Fix the way reversed_step in ddim treats the first alpha in alphas_cumprod.

matanat · web-flow · commit 894f2ec3452d · 2023-12-21T11:27:36.000Z
This value in now set to zero or taken from the last element in the arrary depending on a value of an init argument. Also, names of local variables in reversed_step are fixed to reflect the actual logic. (#452) Co-authored-by: Matan Atad <matan.atad@tum.de>
diff --git a/generative/networks/schedulers/ddim.py b/generative/networks/schedulers/ddim.py
@@ -65,6 +65,7 @@ class DDIMScheduler(Scheduler):
         set_alpha_to_one: each diffusion step uses the value of alphas product at that step and at the previous one.
             For the final step there is no previous alpha.
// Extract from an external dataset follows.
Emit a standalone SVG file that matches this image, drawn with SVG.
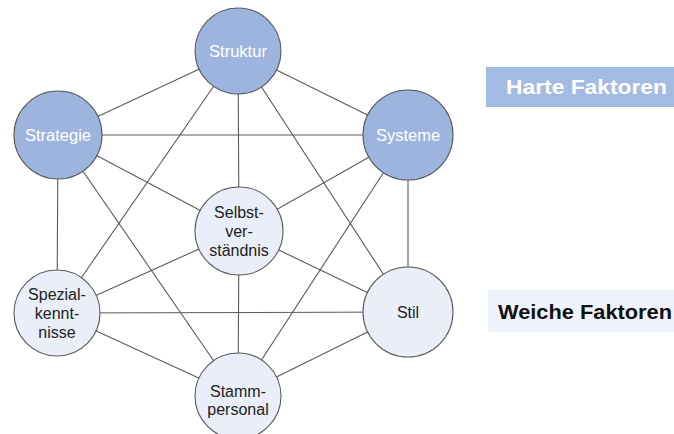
<svg xmlns="http://www.w3.org/2000/svg" width="674" height="434" viewBox="0 0 674 434">
<style>
.e{stroke:#5a5a5a;stroke-width:1.1;fill:none}
.h{fill:#9db5de;stroke:#5a5a5a;stroke-width:1.1}
.s{fill:#e9eef8;stroke:#5a5a5a;stroke-width:1.1}
.th{font-family:"Liberation Sans",Arial,sans-serif;font-size:16.5px;fill:#ffffff;text-anchor:middle}
.ts{font-family:"Liberation Sans",Arial,sans-serif;font-size:16px;fill:#222222;text-anchor:middle}
.lg{font-family:"Liberation Sans",Arial,sans-serif;font-size:21px;font-weight:bold}
</style>
<rect width="674" height="434" fill="#ffffff"/>
<g id="connectors">
<line class="e" x1="238" y1="51" x2="58" y2="135"/>
<line class="e" x1="238" y1="51" x2="408" y2="135"/>
<line class="e" x1="238" y1="51" x2="239" y2="231"/>
<line class="e" x1="238" y1="51" x2="57" y2="313"/>
<line class="e" x1="238" y1="51" x2="408" y2="312"/>
<line class="e" x1="58" y1="135" x2="408" y2="135"/>
<line class="e" x1="58" y1="135" x2="239" y2="231"/>
<line class="e" x1="58" y1="135" x2="57" y2="313"/>
<line class="e" x1="58" y1="135" x2="238" y2="396"/>
<line class="e" x1="408" y1="135" x2="239" y2="231"/>
<line class="e" x1="408" y1="135" x2="408" y2="312"/>
<line class="e" x1="408" y1="135" x2="238" y2="396"/>
<line class="e" x1="239" y1="231" x2="57" y2="313"/>
<line class="e" x1="239" y1="231" x2="408" y2="312"/>
<line class="e" x1="239" y1="231" x2="238" y2="396"/>
<line class="e" x1="57" y1="313" x2="408" y2="312"/>
<line class="e" x1="57" y1="313" x2="238" y2="396"/>
<line class="e" x1="408" y1="312" x2="238" y2="396"/>
</g>
<g id="struktur"><circle class="h" cx="238" cy="51" r="43"/><text class="th" x="238" y="57">Struktur</text></g>
<g id="strategie"><circle class="h" cx="58" cy="135" r="44"/><text class="th" x="58" y="141">Strategie</text></g>
<g id="systeme"><circle class="h" cx="408" cy="135" r="45"/><text class="th" x="408" y="141">Systeme</text></g>
<g id="selbstverstaendnis"><circle class="s" cx="239" cy="231" r="44"/><text class="ts" x="239" y="218">Selbst-</text><text class="ts" x="239" y="237">ver-</text><text class="ts" x="239" y="256">ständnis</text></g>
<g id="spezialkenntnisse"><circle class="s" cx="57" cy="313" r="43"/><text class="ts" x="57" y="300">Spezial-</text><text class="ts" x="57" y="319">kennt-</text><text class="ts" x="57" y="338">nisse</text></g>
<g id="stil"><circle class="s" cx="408" cy="312" r="45"/><text class="ts" x="408" y="318">Stil</text></g>
<g id="stammpersonal"><circle class="s" cx="238" cy="396" r="43"/><text class="ts" x="238" y="397">Stamm-</text><text class="ts" x="238" y="415">personal</text></g>
<g id="harte-faktoren"><rect x="486" y="67" width="188" height="40" fill="#a3bbe2"/><text class="lg" x="506" y="94" fill="#ffffff" textLength="161" lengthAdjust="spacingAndGlyphs">Harte Faktoren</text></g>
<g id="weiche-faktoren"><rect x="488" y="290" width="186" height="42" fill="#eef2fa"/><text class="lg" x="498" y="319" fill="#111111" textLength="174" lengthAdjust="spacingAndGlyphs">Weiche Faktoren</text></g>
</svg>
When this option is `True` the previous alpha product is
             fixed to `1`, otherwise it uses the value of alpha at step 0.
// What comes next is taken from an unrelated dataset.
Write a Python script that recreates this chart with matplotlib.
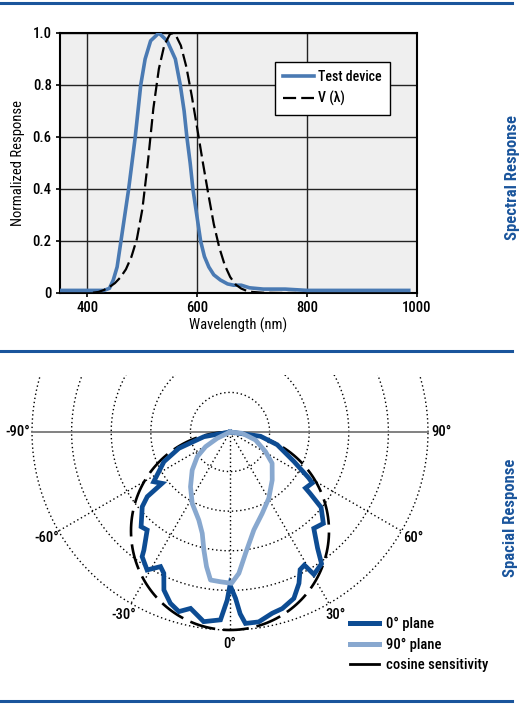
import matplotlib
matplotlib.use('Agg')
import matplotlib.pyplot as plt
from matplotlib.lines import Line2D
import numpy as np

plt.rcParams['font.family'] = ['Roboto Condensed', 'Liberation Sans Narrow', 'Roboto', 'DejaVu Sans']
plt.rcParams['font.size'] = 10
plt.rcParams['font.weight'] = 'medium'

# ---- spectral response data ----
wl_test = [350, 430, 440, 447, 454, 461, 468, 475, 481, 487, 492, 497, 505, 515,
           530, 545, 560, 569, 576, 581, 587, 592, 599, 606, 613, 621, 630, 642,
           655, 666, 680, 695, 720, 760, 800, 985]
resp_test = [0.01, 0.01, 0.018, 0.05, 0.1, 0.2, 0.3, 0.4, 0.5, 0.6, 0.7, 0.8, 0.9, 0.97,
             1.0, 0.97, 0.9, 0.8, 0.7, 0.6, 0.5, 0.4, 0.3, 0.2, 0.14, 0.1, 0.07, 0.05,
             0.035, 0.03, 0.03, 0.02, 0.015, 0.015, 0.01, 0.01]

wl_v = [410, 420, 430, 440, 450, 460, 470, 480, 490, 500, 510, 520, 530, 540, 550,
        555, 560, 570, 580, 590, 600, 610, 620, 630, 640, 650, 660, 670, 680, 690,
        700, 720, 750, 780]
resp_v = [0.0012, 0.004, 0.0116, 0.023, 0.038, 0.06, 0.091, 0.139, 0.208, 0.323,
          0.503, 0.71, 0.862, 0.954, 0.995, 1.0, 0.995, 0.952, 0.870, 0.757, 0.631,
          0.503, 0.381, 0.265, 0.175, 0.107, 0.061, 0.032, 0.017, 0.0082, 0.0041,
          0.001, 0.0001, 0.0]

x_ticks = [400, 600, 800, 1000]
y_ticks = [0, 0.2, 0.4, 0.6, 0.8, 1.0]
y_tick_labels = ['0', '0.2', '0.4', '0.6', '0.8', '1.0']

# ---- spatial response data (angle in degrees, relative radius) ----
ang_0 = [-90, -79.8, -72.3, -65.8, -56.9, -52.9, -52.0, -49.6, -43.2, -40.2, -36.1,
         -35.2, -31.0, -27.3, -25.1, -22.7, -19.2, -15.9, -12.6, -9.0, -7.9, -2.9,
         -0.95, 0.0, 1.9, 3.2, 4.6, 8.6, 13.1, 16.5, 21.0, 24.5, 27.0, 29.2, 30.5,
         34.8, 37.0, 41.0, 45.6, 50.4, 52.5, 53.4, 58.2, 59.7, 65.3, 74.9, 82.0, 90]
r_0 = [0.0, 0.134, 0.271, 0.366, 0.46, 0.43, 0.53, 0.582, 0.656, 0.648, 0.738,
       0.77, 0.813, 0.765, 0.788, 0.865, 0.916, 0.943, 0.913, 0.953, 0.967, 0.95,
       0.849, 0.773, 0.84, 0.92, 0.97, 0.97, 0.94, 0.93, 0.90, 0.84, 0.78, 0.77, 0.835,
       0.81, 0.735, 0.645, 0.66, 0.597, 0.51, 0.475, 0.489, 0.461, 0.355, 0.247, 0.156, 0.0]

ang_90 = [-90, -63.8, -59, -53, -44.8, -35.8, -27.9, -19.5, -15.3, -12.5, -9.9, -7.5,
          -3.6, 0.6, 3.6, 7.3, 13.7, 21.6, 30.3, 41.3, 53.4, 61, 72.6, 84, 90]
r_90 = [0.0, 0.072, 0.144, 0.207, 0.271, 0.341, 0.408, 0.472, 0.531, 0.61, 0.69, 0.754,
        0.758, 0.764, 0.715, 0.618, 0.509, 0.442, 0.388, 0.323, 0.265, 0.205, 0.135, 0.062, 0.0]

ang_cos = np.arange(-90, 91, 1)
grid_radii = [0.2, 0.4, 0.6, 0.8, 1.0]
spoke_angles = [-60, -30, 0, 30, 60]
label_angles = [-90, -60, -30, 0, 30, 60, 90]
label_texts = ['-90°', '-60°', '-30°', '0°', '30°', '60°', '90°']

BLUE_TEST = '#4a7ab3'
DARK_BLUE = '#0d4c93'
LIGHT_BLUE = '#88a8cf'
RULE_BLUE = '#1a559c'

W, H = 529, 707
fig = plt.figure(figsize=(W / 100, H / 100), dpi=100)

# separator rules
for ypx in [3, 351, 701]:
    fig.add_artist(Line2D([0, 512 / W], [1 - ypx / H] * 2, color=RULE_BLUE, lw=2.2,
                          transform=fig.transFigure))

# ---------------- top: spectral response ----------------
ax = fig.add_axes([60 / W, 1 - 293 / H, 357 / W, 260 / H])
ax.set_facecolor('#efefef')
ax.plot(wl_test, resp_test, color=BLUE_TEST, lw=2.6, solid_joinstyle='round',
        label='Test device', zorder=3)
ax.plot(wl_v, resp_v, color='black', lw=1.6, dashes=(5.9, 2.3),
        label='V (λ)', zorder=4)
ax.set_xlim(350, 1000)
ax.set_ylim(0, 1.0)
ax.set_xticks(x_ticks)
ax.set_yticks(y_ticks)
ax.set_yticklabels(y_tick_labels)
ax.grid(True, color='#222222', lw=1.0)
ax.set_axisbelow(True)
for s in ax.spines.values():
    s.set_linewidth(1.5)
ax.tick_params(direction='out', length=3, width=1.2, pad=3, labelsize=10.5)
ax.set_xlabel('Wavelength (nm)', fontsize=10.5)
ax.set_ylabel('Normalized Response', fontsize=10.5)
ax.xaxis.set_label_coords(0.5, -0.095)
ax.yaxis.set_label_coords(-0.098, 0.5)
leg = ax.legend(loc='upper left', bbox_to_anchor=(275 / W, 1 - 62 / H),
                bbox_transform=fig.transFigure, borderaxespad=0, fancybox=False,
                framealpha=1, edgecolor='black', handlelength=2.2, handletextpad=0.3,
                borderpad=0.6, labelspacing=0.5, fontsize=10)
leg.get_frame().set_linewidth(1.0)

fig.text(512 / W, 1 - 178 / H, 'Spectral Response', rotation=90, ha='center',
         va='center', color=RULE_BLUE, fontsize=12, fontweight='bold')

# ---------------- bottom: spatial response ----------------
ox, oy, scale = 230, 432, 198
pax = fig.add_axes([0, 1 - 660 / H, 460 / W, 285 / H])
pax.set_xlim((0 - ox) / scale, (460 - ox) / scale)
pax.set_ylim(-(660 - oy) / scale, (oy - 375) / scale)
pax.axis('off')


def to_xy(angles, radii):
    t = np.radians(np.asarray(angles, dtype=float))
    r = np.asarray(radii, dtype=float)
    return r * np.sin(t), -r * np.cos(t)


circ = np.linspace(0, 2 * np.pi, 361)
for rr in grid_radii:
    pax.plot(rr * np.cos(circ), rr * np.sin(circ), color='black', lw=1.0,
             ls=(0, (1, 2)))
for a in spoke_angles:
    sx, sy = to_xy([a, a], [0, 1])
    pax.plot(sx, sy, color='black', lw=1.0, ls=(0, (1, 2)))
hx, hy = to_xy([-90, 90], [1, 1])
pax.plot(hx, hy, color='#777777', lw=1.3)

cx, cy = to_xy(ang_cos, np.cos(np.radians(ang_cos)))
pax.plot(cx, cy, color='black', lw=1.9, dashes=(9.8, 3.0), zorder=3)
x0, y0 = to_xy(ang_0, r_0)
pax.plot(x0, y0, color=DARK_BLUE, lw=3.4, solid_joinstyle='miter', zorder=4)
x9, y9 = to_xy(ang_90, r_90)
pax.plot(x9, y9, color=LIGHT_BLUE, lw=3.4, solid_joinstyle='round', zorder=5)

for a, txt in zip(label_angles, label_texts):
    lx, ly = to_xy([a], [1.07])
    pax.text(lx[0], ly[0], txt, ha='center', va='center', fontsize=10.5)

handles = [Line2D([], [], color=DARK_BLUE, lw=3.6),
           Line2D([], [], color=LIGHT_BLUE, lw=3.6),
           Line2D([], [], color='black', lw=2.0)]
pax.legend(handles, ['0° plane', '90° plane', 'cosine sensitivity'], loc='upper left',
           bbox_to_anchor=(350 / W, 1 - 617 / H), bbox_transform=fig.transFigure,
           frameon=False, borderaxespad=0, borderpad=0, handlelength=2.0,
           handletextpad=0.5, labelspacing=0.45, fontsize=10.5)

fig.text(510 / W, 1 - 518 / H, 'Spacial Response', rotation=90, ha='center',
         va='center', color=RULE_BLUE, fontsize=12, fontweight='bold')

fig.savefig('out.png', dpi=100)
+            A similar approach is used for reverse steps, setting this option to `True` will use zero as the first alpha.
         steps_offset: an offset added to the inference steps. You can use a combination of `steps_offset=1` and
             `set_alpha_to_one=False`, to make the last step use step 0 for the previous alpha product, as done in
             stable diffusion.
@@ -96,6 +97,10 @@ def __init__(
         # whether we use the final alpha of the "non-previous" one.
         self.final_alpha_cumprod = torch.tensor(1.0) if set_alpha_to_one else self.alphas_cumprod[0]
 
+        # For reverse steps, we require the next alphas_cumprod. Similary to above, the first step doesn't
+        # have a next value so we can either set it to zero or use the second value.
+        self.first_alpha_cumprod = torch.tensor(0.0) if set_alpha_to_one else self.alphas_cumprod[-1]
+
         # standard deviation of the initial noise distribution
         self.init_noise_sigma = 1.0
 
@@ -234,7 +239,7 @@ def reversed_step(
             sample: current instance of sample being created by diffusion process.
 
         Returns:
-            pred_prev_sample: Predicted previous sample
+            pred_next_sample: Predicted next sample
             pred_original_sample: Predicted original sample
         """
         # See Appendix F at https://arxiv.org/pdf/2105.05233.pdf, or Equation (6) in https://arxiv.org/pdf/2203.04306.pdf
@@ -245,14 +250,14 @@ def reversed_step(
         # - std_dev_t -> sigma_t
         # - eta -> η
         # - pred_sample_direction -> "direction pointing to x_t"
-        # - pred_post_sample -> "x_t+1"
+        # - pred_next_sample -> "x_t+1"
 
-        # 1. get previous step value (=t+1)
-        prev_timestep = timestep + self.num_train_timesteps // self.num_inference_steps
+        # 1. get next step value (=t+1)
+        next_timestep = timestep + self.num_train_timesteps // self.num_inference_steps
 
         # 2. compute alphas, betas at timestep t+1
         alpha_prod_t = self.alphas_cumprod[timestep]
-        alpha_prod_t_prev = self.alphas_cumprod[prev_timestep] if prev_timestep >= 0 else self.final_alpha_cumprod
+        alpha_prod_t_next = self.alphas_cumprod[next_timestep] if next_timestep < len(self.alphas_cumprod) else self.first_alpha_cumprod
 
         beta_prod_t = 1 - alpha_prod_t
 
@@ -274,9 +279,9 @@ def reversed_step(
             pred_original_sample = torch.clamp(pred_original_sample, -1, 1)
 
         # 5. compute "direction pointing to x_t" of formula (12) from https://arxiv.org/pdf/2010.02502.pdf
-        pred_sample_direction = (1 - alpha_prod_t_prev) ** (0.5) * pred_epsilon
+        pred_sample_direction = (1 - alpha_prod_t_next) ** (0.5) * pred_epsilon
 
         # 6. compute x_t+1 without "random noise" of formula (12) from https://arxiv.org/pdf/2010.02502.pdf
-        pred_post_sample = alpha_prod_t_prev ** (0.5) * pred_original_sample + pred_sample_direction
+        pred_next_sample = alpha_prod_t_next ** (0.5) * pred_original_sample + pred_sample_direction
 
-        return pred_post_sample, pred_original_sample
+        return pred_next_sample, pred_original_sample